There are some sharp incidental pleasures and some witty
reflections to be enjoyed, probably, by those with A-level
physics (at least). Einstein was born in 1879, the same
year that Thomas Edison succeeded in making his electric
lightbulb: electric lighting was catching on and was called
a "fairy". The uncanny was in the air.
Einstein's breakthrough year, 1905, in which he published
Annus Mirabilis - five papers which fundamentally shifted
scientists' concept of the universe - is set in the context
of others, such as Max Planck and Leonard Mandel, who were
ploughing the same conceptual furrow. Cometh the man,
cometh the hour. There's an encounter with Newton,
exasperated and fearful lest his pre-eminence is unseated
by this fanciful newcomer, which makes play with the
relative merits of the four forces: strong nuclear, weak
nuclear, electromagnetic and gravitational.
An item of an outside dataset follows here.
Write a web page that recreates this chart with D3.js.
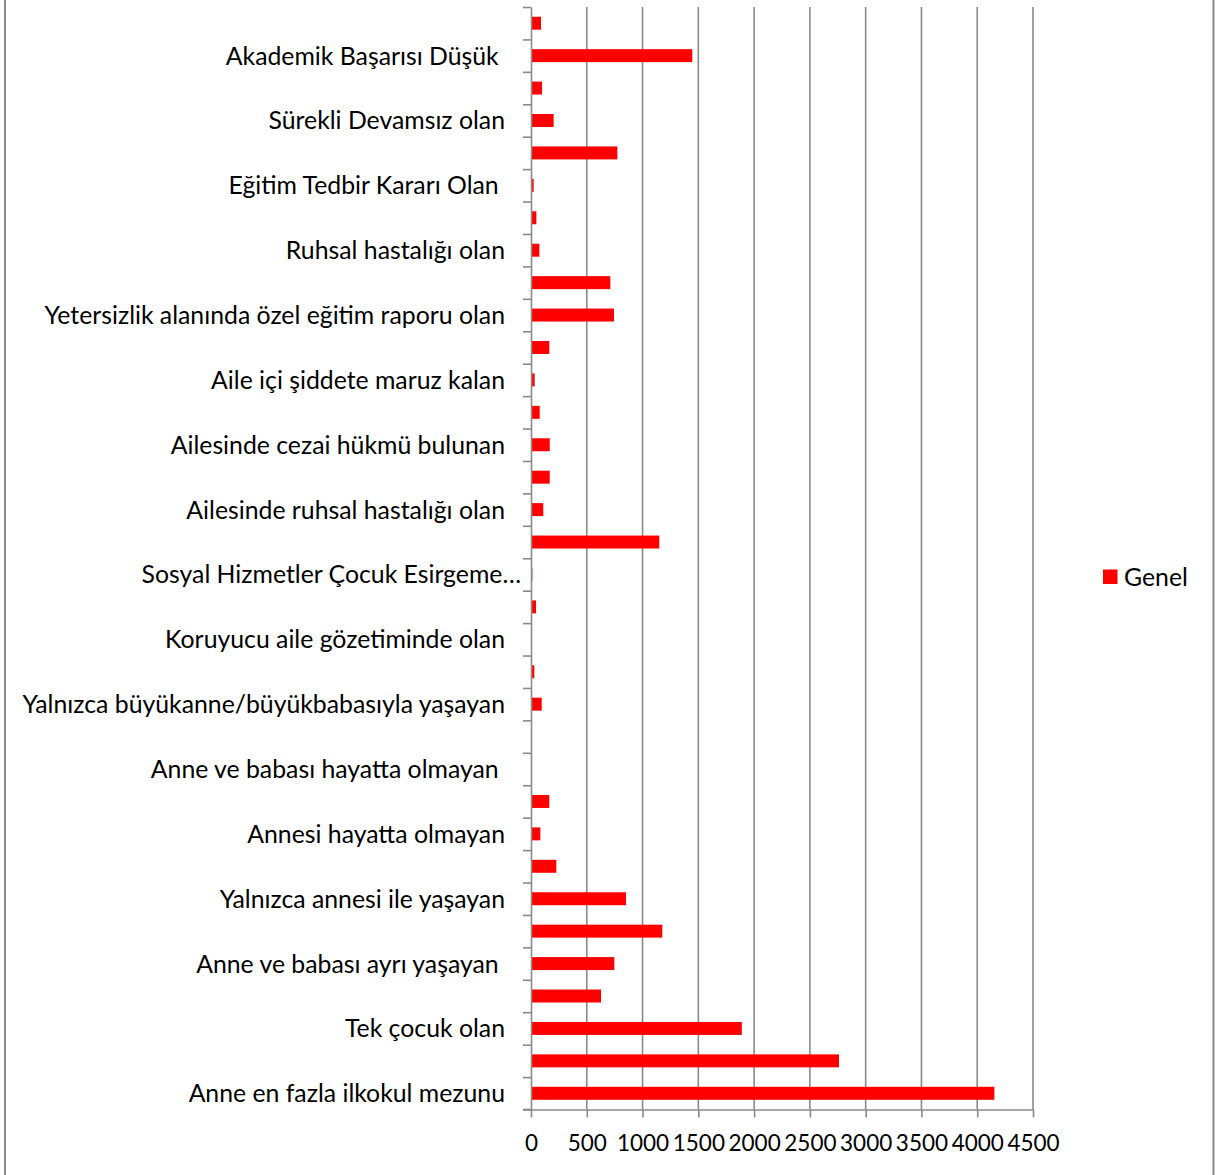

Forces are often defined in purely Newtonian forms, to do
with propulsion, friction and the like. This is the very
model which Einstein transcended.
(Here's an example of how basic physics will not help.) As
Newton is known to have been a tetchy, difficult character,
this makes for better drama than declamatory exposition to
the blank fiction of the girl enquirer.
There's an entertaining history of some discarded versions
of the cosmos, such as the idea of the ether within which
light was thought to travel, like the currents of sour
cream in beetroot soup, as well as a witty explanation of
why our ordinary notions of space and time using our ideas
of "up" and "down", can't be used to understand the wider
picture of dimensions in space.
The fine rhetorical spiel at the end lays out the questions
that concern modern physicists, from dark matter to the
number of dimensions necessary to accommodate Big Bang
theories and quantum understandings.
Other aspects
of Einstein jar in this account. His Jewishness, his
pacificism, sit so ill with his support for the fledgling
state of Israel and the atomic programme, not to mention
his personal vagaries. These require more understanding of
the complexities of human existence than Carri re's
approach allows. But I guess it's all relative.